STORED DATA
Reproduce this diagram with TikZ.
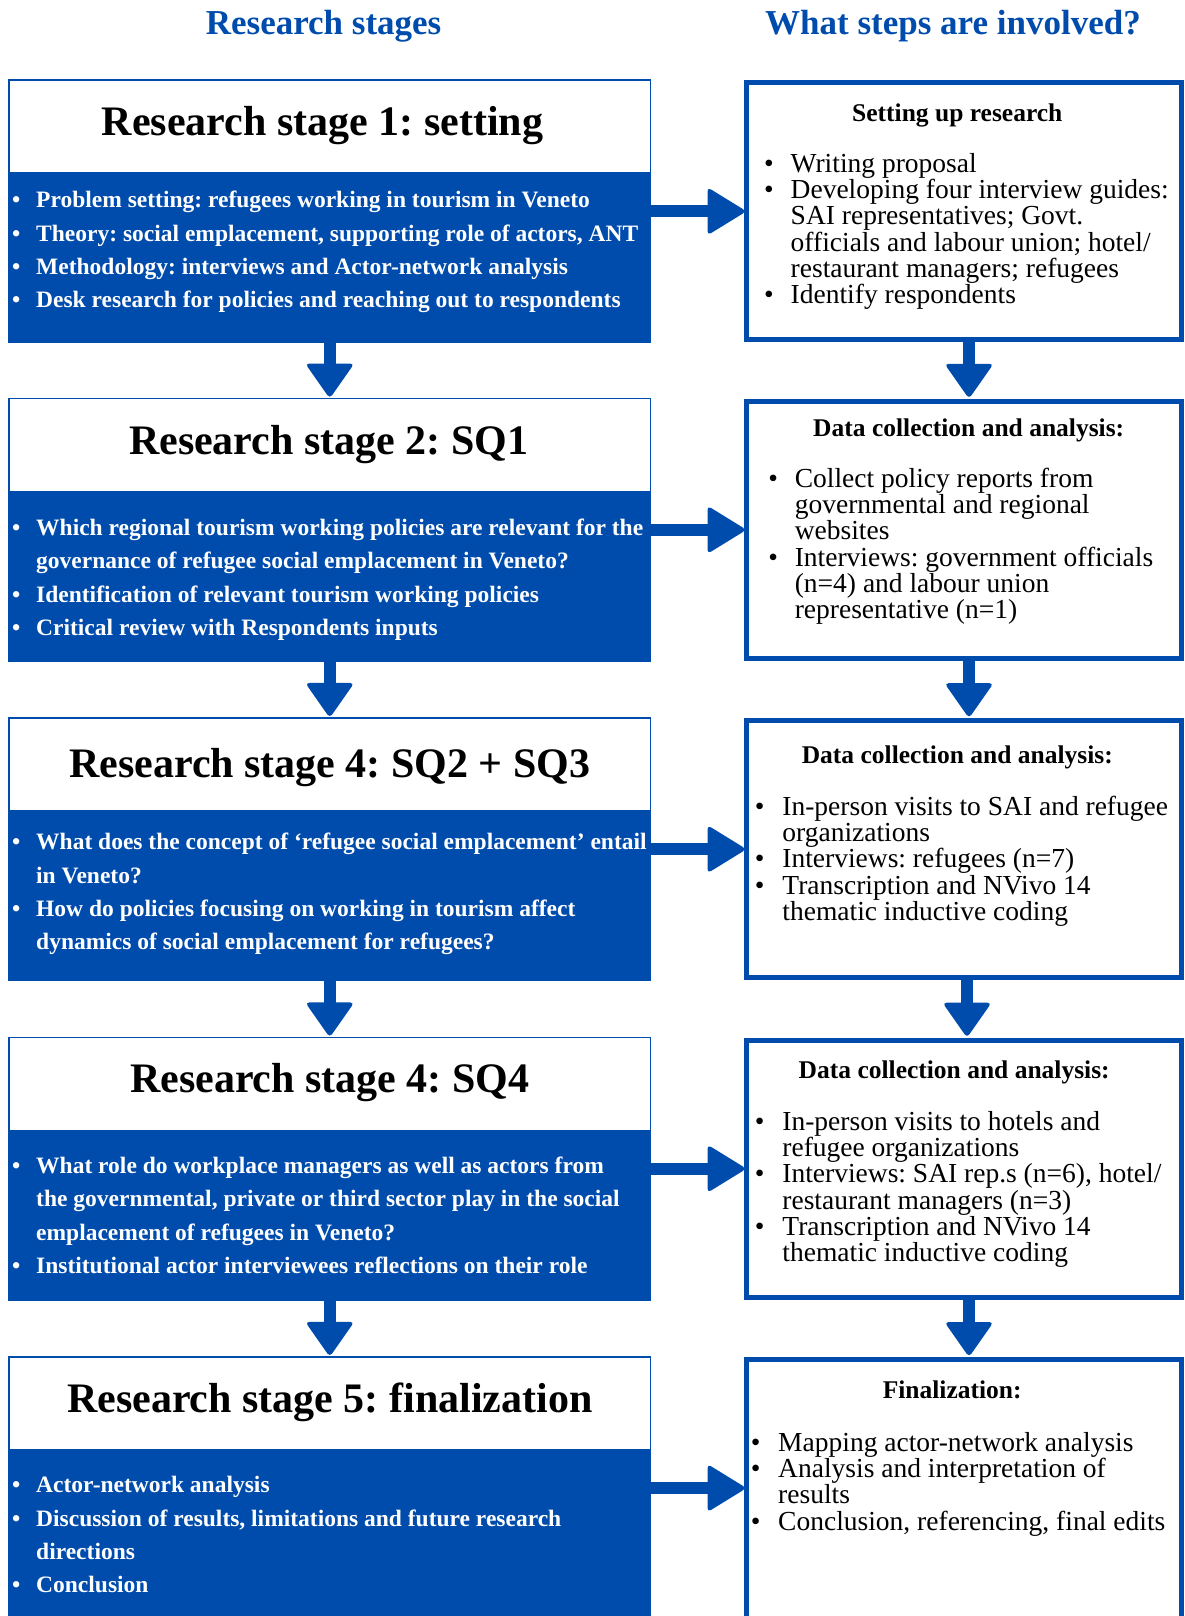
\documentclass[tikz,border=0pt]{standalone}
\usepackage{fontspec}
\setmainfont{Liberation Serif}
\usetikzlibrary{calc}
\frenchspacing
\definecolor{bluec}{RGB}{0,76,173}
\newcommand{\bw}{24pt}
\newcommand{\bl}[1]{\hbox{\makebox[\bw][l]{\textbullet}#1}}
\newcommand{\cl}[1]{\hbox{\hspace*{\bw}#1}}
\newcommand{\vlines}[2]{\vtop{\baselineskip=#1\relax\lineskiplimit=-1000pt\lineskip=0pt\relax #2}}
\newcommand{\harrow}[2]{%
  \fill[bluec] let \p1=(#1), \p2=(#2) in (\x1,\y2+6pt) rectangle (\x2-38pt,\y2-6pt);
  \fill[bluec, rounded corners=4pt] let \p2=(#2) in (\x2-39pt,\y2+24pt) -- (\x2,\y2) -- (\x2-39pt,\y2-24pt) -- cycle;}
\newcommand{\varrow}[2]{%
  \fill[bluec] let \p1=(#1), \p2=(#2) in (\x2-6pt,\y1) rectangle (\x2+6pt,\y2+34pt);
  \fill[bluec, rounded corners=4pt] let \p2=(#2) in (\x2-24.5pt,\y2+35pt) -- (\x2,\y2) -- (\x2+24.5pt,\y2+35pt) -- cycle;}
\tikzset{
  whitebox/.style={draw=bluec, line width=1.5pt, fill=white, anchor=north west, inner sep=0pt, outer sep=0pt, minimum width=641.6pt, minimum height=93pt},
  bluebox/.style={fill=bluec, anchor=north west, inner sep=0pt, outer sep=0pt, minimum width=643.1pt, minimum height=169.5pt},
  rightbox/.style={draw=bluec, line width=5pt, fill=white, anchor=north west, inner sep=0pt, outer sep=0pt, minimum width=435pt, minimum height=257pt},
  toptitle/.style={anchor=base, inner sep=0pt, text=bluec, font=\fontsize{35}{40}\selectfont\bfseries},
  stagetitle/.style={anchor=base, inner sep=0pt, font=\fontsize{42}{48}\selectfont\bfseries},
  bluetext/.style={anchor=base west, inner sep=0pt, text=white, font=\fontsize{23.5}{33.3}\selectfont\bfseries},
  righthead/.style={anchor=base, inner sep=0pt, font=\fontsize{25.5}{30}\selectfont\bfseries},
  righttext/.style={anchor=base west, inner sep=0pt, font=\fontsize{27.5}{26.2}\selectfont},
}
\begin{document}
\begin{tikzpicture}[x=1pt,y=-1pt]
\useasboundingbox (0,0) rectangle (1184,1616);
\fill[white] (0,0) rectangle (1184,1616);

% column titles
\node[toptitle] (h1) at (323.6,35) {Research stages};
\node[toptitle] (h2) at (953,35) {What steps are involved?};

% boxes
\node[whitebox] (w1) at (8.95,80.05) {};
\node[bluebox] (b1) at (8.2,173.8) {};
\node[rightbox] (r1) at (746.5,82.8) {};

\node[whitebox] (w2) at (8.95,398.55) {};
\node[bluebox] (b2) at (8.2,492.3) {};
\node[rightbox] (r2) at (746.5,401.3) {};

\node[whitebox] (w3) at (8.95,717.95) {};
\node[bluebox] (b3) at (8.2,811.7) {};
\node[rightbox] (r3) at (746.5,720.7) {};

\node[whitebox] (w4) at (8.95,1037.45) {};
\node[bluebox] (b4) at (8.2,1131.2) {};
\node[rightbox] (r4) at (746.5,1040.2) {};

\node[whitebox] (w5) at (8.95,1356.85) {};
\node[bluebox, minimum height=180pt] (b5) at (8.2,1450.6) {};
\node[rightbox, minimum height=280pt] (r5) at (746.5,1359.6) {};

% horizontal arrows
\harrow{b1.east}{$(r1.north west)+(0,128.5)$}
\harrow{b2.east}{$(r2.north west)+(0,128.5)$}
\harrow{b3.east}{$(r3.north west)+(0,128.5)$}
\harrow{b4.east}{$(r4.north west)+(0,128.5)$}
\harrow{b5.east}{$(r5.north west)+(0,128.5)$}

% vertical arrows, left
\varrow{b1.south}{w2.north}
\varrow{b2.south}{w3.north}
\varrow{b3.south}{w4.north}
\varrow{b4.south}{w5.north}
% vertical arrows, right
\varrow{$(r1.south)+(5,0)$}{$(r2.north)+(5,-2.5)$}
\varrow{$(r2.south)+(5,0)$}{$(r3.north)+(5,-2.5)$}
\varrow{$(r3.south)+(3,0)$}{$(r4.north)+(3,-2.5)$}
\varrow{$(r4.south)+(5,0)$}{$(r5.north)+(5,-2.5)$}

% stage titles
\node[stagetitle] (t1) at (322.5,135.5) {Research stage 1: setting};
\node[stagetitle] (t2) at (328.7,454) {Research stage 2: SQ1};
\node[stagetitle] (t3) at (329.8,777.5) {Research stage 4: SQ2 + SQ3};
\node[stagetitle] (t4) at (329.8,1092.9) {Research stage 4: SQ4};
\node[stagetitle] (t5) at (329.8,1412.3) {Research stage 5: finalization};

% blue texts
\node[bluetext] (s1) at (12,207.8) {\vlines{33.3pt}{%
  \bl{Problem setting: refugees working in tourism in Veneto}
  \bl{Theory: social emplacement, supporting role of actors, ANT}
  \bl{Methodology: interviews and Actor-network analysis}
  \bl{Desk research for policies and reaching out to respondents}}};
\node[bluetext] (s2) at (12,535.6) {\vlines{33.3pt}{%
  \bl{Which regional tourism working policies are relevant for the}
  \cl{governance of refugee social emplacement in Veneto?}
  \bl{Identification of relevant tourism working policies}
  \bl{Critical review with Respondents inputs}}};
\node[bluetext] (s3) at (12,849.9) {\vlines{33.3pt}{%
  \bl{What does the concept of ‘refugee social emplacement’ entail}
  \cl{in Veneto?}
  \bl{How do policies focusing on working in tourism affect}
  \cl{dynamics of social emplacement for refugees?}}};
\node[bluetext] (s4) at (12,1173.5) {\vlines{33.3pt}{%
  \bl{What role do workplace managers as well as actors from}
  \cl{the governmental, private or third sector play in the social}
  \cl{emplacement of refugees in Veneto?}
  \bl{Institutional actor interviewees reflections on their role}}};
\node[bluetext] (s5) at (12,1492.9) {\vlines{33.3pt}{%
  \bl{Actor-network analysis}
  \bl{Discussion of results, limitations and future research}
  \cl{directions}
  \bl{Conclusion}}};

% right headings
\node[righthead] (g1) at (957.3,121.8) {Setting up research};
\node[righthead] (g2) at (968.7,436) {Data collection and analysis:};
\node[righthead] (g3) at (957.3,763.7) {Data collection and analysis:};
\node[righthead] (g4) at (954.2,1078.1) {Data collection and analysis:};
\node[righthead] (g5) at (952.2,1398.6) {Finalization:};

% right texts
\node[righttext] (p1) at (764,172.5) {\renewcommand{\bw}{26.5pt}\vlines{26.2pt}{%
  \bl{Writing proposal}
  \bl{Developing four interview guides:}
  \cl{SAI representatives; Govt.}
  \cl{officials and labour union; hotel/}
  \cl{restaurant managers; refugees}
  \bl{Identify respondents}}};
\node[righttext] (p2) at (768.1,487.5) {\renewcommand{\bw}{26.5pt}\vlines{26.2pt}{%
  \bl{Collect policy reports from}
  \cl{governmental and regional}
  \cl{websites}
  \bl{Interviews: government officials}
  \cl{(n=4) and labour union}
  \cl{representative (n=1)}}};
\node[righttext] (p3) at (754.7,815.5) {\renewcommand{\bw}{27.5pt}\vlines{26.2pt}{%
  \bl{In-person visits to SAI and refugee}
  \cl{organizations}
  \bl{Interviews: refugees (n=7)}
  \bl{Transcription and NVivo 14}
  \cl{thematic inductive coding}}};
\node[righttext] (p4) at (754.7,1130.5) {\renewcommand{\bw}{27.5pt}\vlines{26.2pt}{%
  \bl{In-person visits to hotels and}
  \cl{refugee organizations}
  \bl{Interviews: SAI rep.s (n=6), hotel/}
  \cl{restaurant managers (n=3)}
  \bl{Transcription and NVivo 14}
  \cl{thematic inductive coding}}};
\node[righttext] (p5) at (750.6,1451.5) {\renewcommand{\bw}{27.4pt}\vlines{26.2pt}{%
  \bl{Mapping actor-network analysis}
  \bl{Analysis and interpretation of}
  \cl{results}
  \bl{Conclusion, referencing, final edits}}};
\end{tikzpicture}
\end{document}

AIM
Restate exactly, please, only the lines between the start of the data and the line containing "(h2) at (953,35)", both ends included, skipping the pictures.

RESULT OF THE TASK
Reproduce this diagram with TikZ.
\documentclass[tikz,border=0pt]{standalone}
\usepackage{fontspec}
\setmainfont{Liberation Serif}
\usetikzlibrary{calc}
\frenchspacing
\definecolor{bluec}{RGB}{0,76,173}
\newcommand{\bw}{24pt}
\newcommand{\bl}[1]{\hbox{\makebox[\bw][l]{\textbullet}#1}}
\newcommand{\cl}[1]{\hbox{\hspace*{\bw}#1}}
\newcommand{\vlines}[2]{\vtop{\baselineskip=#1\relax\lineskiplimit=-1000pt\lineskip=0pt\relax #2}}
\newcommand{\harrow}[2]{%
  \fill[bluec] let \p1=(#1), \p2=(#2) in (\x1,\y2+6pt) rectangle (\x2-38pt,\y2-6pt);
  \fill[bluec, rounded corners=4pt] let \p2=(#2) in (\x2-39pt,\y2+24pt) -- (\x2,\y2) -- (\x2-39pt,\y2-24pt) -- cycle;}
\newcommand{\varrow}[2]{%
  \fill[bluec] let \p1=(#1), \p2=(#2) in (\x2-6pt,\y1) rectangle (\x2+6pt,\y2+34pt);
  \fill[bluec, rounded corners=4pt] let \p2=(#2) in (\x2-24.5pt,\y2+35pt) -- (\x2,\y2) -- (\x2+24.5pt,\y2+35pt) -- cycle;}
\tikzset{
  whitebox/.style={draw=bluec, line width=1.5pt, fill=white, anchor=north west, inner sep=0pt, outer sep=0pt, minimum width=641.6pt, minimum height=93pt},
  bluebox/.style={fill=bluec, anchor=north west, inner sep=0pt, outer sep=0pt, minimum width=643.1pt, minimum height=169.5pt},
  rightbox/.style={draw=bluec, line width=5pt, fill=white, anchor=north west, inner sep=0pt, outer sep=0pt, minimum width=435pt, minimum height=257pt},
  toptitle/.style={anchor=base, inner sep=0pt, text=bluec, font=\fontsize{35}{40}\selectfont\bfseries},
  stagetitle/.style={anchor=base, inner sep=0pt, font=\fontsize{42}{48}\selectfont\bfseries},
  bluetext/.style={anchor=base west, inner sep=0pt, text=white, font=\fontsize{23.5}{33.3}\selectfont\bfseries},
  righthead/.style={anchor=base, inner sep=0pt, font=\fontsize{25.5}{30}\selectfont\bfseries},
  righttext/.style={anchor=base west, inner sep=0pt, font=\fontsize{27.5}{26.2}\selectfont},
}
\begin{document}
\begin{tikzpicture}[x=1pt,y=-1pt]
\useasboundingbox (0,0) rectangle (1184,1616);
\fill[white] (0,0) rectangle (1184,1616);

% column titles
\node[toptitle] (h1) at (323.6,35) {Research stages};
\node[toptitle] (h2) at (953,35) {What steps are involved?};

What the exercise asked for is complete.